The Marxian view of history is a class struggle. Marx thought that every age put two classes of society against each other beginning with masters and slaves, down to the bourgeoisie and the laborer. One class was always exploited by the other because their interests were always completely opposite. As the lower class gained power a new class would arise that would eventually take over the old upper class. It caused a process that would create a merchant class and a working class from the struggle between the laborer and the bourgeoisie. But Marx felt that there was an end to this process. If there was only one class and an abolishment of private property, there would no longer be a class struggle. .
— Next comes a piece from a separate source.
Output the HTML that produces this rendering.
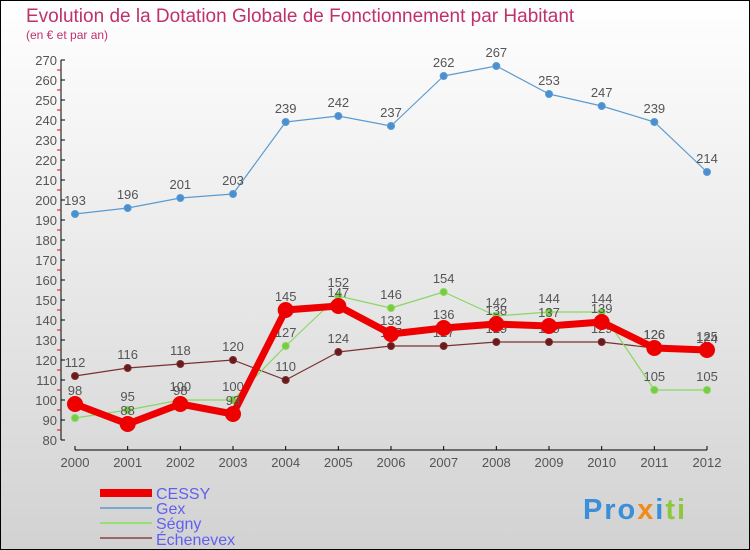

Private property has been a problem throughout history. It's been a constant battle between the oppressor and the oppressed. "The history of all hitherto existing society is the history of class struggles. Freeman and slave, patrician and plebian, lord and serf, guild-master and journeyman, in a word, oppressor and oppressed, stood in constant opposition to one another, carried on an uninterrupted, now hidden, now open fight, a fight that each time ended either in a revolutionary re-constitution of society at large, or a common ruin of the contending classes"(474)Marx. Marx is saying that the class system is what ruins a form of government. The people with more private property are classed higher than people with less private property, causing people to become selfish and will do what ever it takes to become the higher class, leading to revolutions. .
Marx says that the bourgeoisie are a big part of how a country in capitalist form of government develop (475). The bourgeoisie use and abuse the capitalist government for their good, to deepen their pockets, increase their property and causing class system to mover further apart. "increased its capital, and pushed into the backround every class handed down from the middle ages" (475).